The morning after Goulart's speech, the troops rose in Minas Gerais; a force of 10,000 soldiers marched off toward Rio. Then came the pause planned by the plotters, and with it a gap in the news that set all of Brazil speculating: had the revolt failed? Was it all a false alarm? The next morning, Goulart responded by ordering the 1st Infantry

Division, supposedly loyal to him, to put down the Minas Gerais revolt.

Once Goulart's troops were committed and on the road, however, all doubt ended. Suddenly, 14 Brazilian states stood in open rebellion; two of the country's four armies had risen, and the other two were wavering.
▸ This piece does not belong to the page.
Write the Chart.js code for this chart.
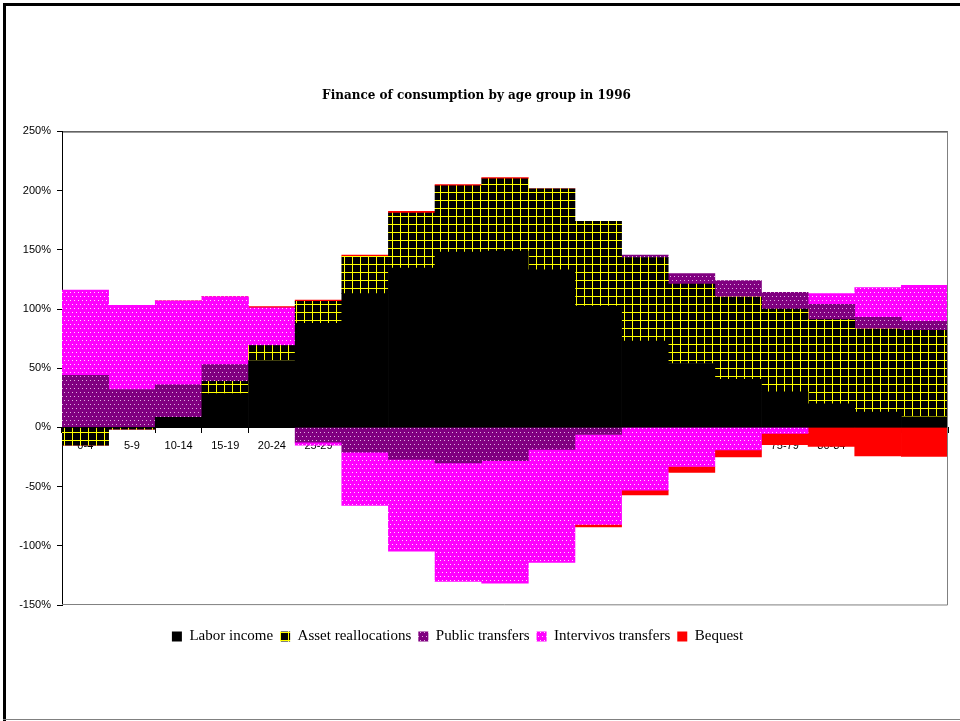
<!DOCTYPE html>
<html>
<head>
<meta charset="utf-8">
<script src="https://cdn.jsdelivr.net/npm/chart.js@4"></script>
<style>
  html, body { margin: 0; padding: 0; background: #fff; }
  canvas { display: block; }
</style>
</head>
<body>
<canvas id="myChart" width="960" height="721"></canvas>
<script>
const ageGroups = ['0-4', '5-9', '10-14', '15-19', '20-24', '25-29', '30-34', '35-39', '40-44', '45-49',
  '50-54', '55-59', '60-64', '65-69', '70-74', '75-79', '80-84', '85-89', '90+'];

// shares of consumption, in %
const laborIncome = [0, 0, 8.5, 28.5, 56.5, 88, 113, 134.5, 148, 149, 133, 102.5, 73, 54, 40.5, 30, 20, 13, 9];
const assetReallocations = [-15, -1.5, 0, 10.5, 12.5, 18.5, 31.5, 46.5, 56, 61, 68.5, 71.5, 70.5, 67, 69.5, 70, 71, 70, 73];
const publicTransfers = [44, 32, 27.5, 14, 0, -12.5, -21, -27, -30, -28, -18.5, -6, 2, 9, 14, 14, 13, 10, 7.5];
const intervivosTransfers = [72, 71, 71, 57.5, 32, -2.5, -45, -77.5, -100, -103.5, -95.5, -76, -53, -33, -19, -5, 9, 25, 30.5];
const bequest = [0, 0, 0, 0, 1, 1, 1, 1.5, 1, 1, 0, -2, -4, -5, -6, -9.5, -16, -24, -24.5];

const yMin = -150;
const yMax = 250;
const yStep = 50;

function tile(bg, paint) {
  const c = document.createElement('canvas');
  c.width = 8;
  c.height = 8;
  const g = c.getContext('2d');
  g.fillStyle = bg;
  g.fillRect(0, 0, 8, 8);
  paint(g);
  return g.createPattern(c, 'repeat');
}

function dots(bg, dot) {
  return tile(bg, g => {
    g.fillStyle = dot;
    g.fillRect(0, 0, 1, 1);
    g.fillRect(4, 0, 1, 1);
    g.fillRect(2, 4, 1, 1);
    g.fillRect(6, 4, 1, 1);
  });
}

const gridFill = tile('#000000', g => {
  g.fillStyle = '#ffff00';
  g.fillRect(0, 0, 8, 1);
  g.fillRect(0, 0, 1, 8);
});
const purpleFill = dots('#800080', '#e0b0e0');
const magentaFill = dots('#ff00ff', '#ffd8ff');

const tickFont = { family: '"Liberation Sans", Arial, sans-serif', size: 11 };

// page frame + plot area border
const framePlugin = {
  id: 'frame',
  beforeDraw(chart) {
    const ctx = chart.ctx;
    ctx.save();
    ctx.fillStyle = '#ffffff';
    ctx.fillRect(0, 0, chart.width, chart.height);
    ctx.restore();
  },
  afterDraw(chart) {
    const ctx = chart.ctx;
    const a = chart.chartArea;
    ctx.save();
    ctx.lineWidth = 1;
    ctx.strokeStyle = '#000';
    ctx.beginPath();
    ctx.moveTo(a.left, a.top + 0.5);
    ctx.lineTo(a.right, a.top + 0.5);
    ctx.stroke();
    ctx.strokeStyle = '#808080';
    ctx.beginPath();
    ctx.moveTo(a.right - 0.5, a.top);
    ctx.lineTo(a.right - 0.5, a.bottom);
    ctx.lineTo(a.left, a.bottom - 0.5);
    ctx.stroke();

    ctx.fillStyle = '#000';
    ctx.fillRect(3, 3, 3, chart.height - 3);
    ctx.fillRect(3, 3, chart.width - 3, 3);
    ctx.fillStyle = '#808080';
    ctx.fillRect(3, chart.height - 2, chart.width - 3, 1);
    ctx.restore();
  },
  afterLayout(chart) {
    // legend sits a bit left of centre and lower than its box in the original
    const lg = chart.legend;
    lg.right -= 38;
    lg.top += 17;
    lg.bottom += 17;
  }
};

const data = {
  labels: ageGroups,
  datasets: [
    { label: 'Labor income', data: laborIncome, backgroundColor: '#000000' },
    { label: 'Asset reallocations', data: assetReallocations, backgroundColor: gridFill },
    { label: 'Public transfers', data: publicTransfers, backgroundColor: purpleFill },
    { label: 'Intervivos transfers', data: intervivosTransfers, backgroundColor: magentaFill },
    { label: 'Bequest', data: bequest, backgroundColor: '#ff0000' }
  ]
};
data.datasets.forEach(ds => {
  ds.borderWidth = 0;
  ds.categoryPercentage = 1;
  ds.barPercentage = 1;
});

const config = {
  type: 'bar',
  data: data,
  options: {
    responsive: false,
    animation: false,
    layout: { padding: { left: 5, right: 12, top: 0, bottom: 84 } },
    scales: {
      x: {
        stacked: true,
        position: { y: 0 },
        z: 1,
        grid: { offset: true, drawOnChartArea: false, tickLength: 5, color: '#000' },
        border: { color: '#000' },
        ticks: { font: tickFont, color: '#000', padding: 7, maxRotation: 0, autoSkip: false }
      },
      y: {
        stacked: true,
        min: yMin,
        max: yMax,
        grid: { drawOnChartArea: false, tickLength: 5, color: '#000' },
        border: { color: '#000' },
        ticks: { stepSize: yStep, font: tickFont, color: '#000', padding: 6, callback: v => v + '%' },
        afterFit(scale) { scale.width = 57; }
      }
    },
    plugins: {
      title: {
        display: true,
        text: 'Finance of consumption by age group in 1996',
        color: '#000',
        font: { family: '"DejaVu Serif", serif', size: 12, weight: 'bold' },
        padding: { top: 89, bottom: 28 }
      },
      legend: {
        position: 'bottom',
        labels: {
          color: '#000',
          font: { family: '"Liberation Serif", "Times New Roman", serif', size: 15 },
          boxWidth: 10,
          boxHeight: 10,
          padding: 7
        }
      },
      tooltip: { enabled: false }
    }
  },
  plugins: [framePlugin]
};

const ctx = document.getElementById('myChart').getContext('2d');
const chart = new Chart(ctx, config);
</script>
</body>
</html>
When Goulart's 1st Infantry Division met the Minas Gerais troops, it promptly switched sides. The outlawed Communist-controlled General Labor Command tried to stage a general strike in Goulart's favor, with only spotty success. Goulart's leftist, Yankee-hating brother-in-law, Congressman Leonel Brizola, tried to mobilize peasant and Gaucho guerrillas he had armed, but they just stayed home.

Back to Brasília. The turning point came as rebel troops, led by anti-Jango General Amaury Kruel, flew from São Paulo over the defense lines Goulart had set up outside Rio and took over the city behind them. Within the city, Goulart's archenemy, Carlos Lacerda, had manned the governor's palace with 500 state troopers and barricaded it with 20 city garbage trucks still bearing an anti-litter slogan: "HELP US. WE ARE CLEANING UP THE CITY." When the tide turned against Jango, Lacerda went on television to proclaim emotionally, "God has taken pity on the people. God is good."

Jango fled, ironically enough, to the nation's capital—the remote, grandiose inland city of Brasília. But even Brasília threatened to become too hotly rebellious for comfort. Still spouting defiance, Jango flew south to still loyal Pôrto Alegre, homeground of his firebrand brother-in-law and capital of his home state of Rio Grande do Sul. From there, Goulart hoped to lead a "counterattack of the legalist forces." Vowed Jango: "I will not resign. I will not put a bullet through my chest. I will resist."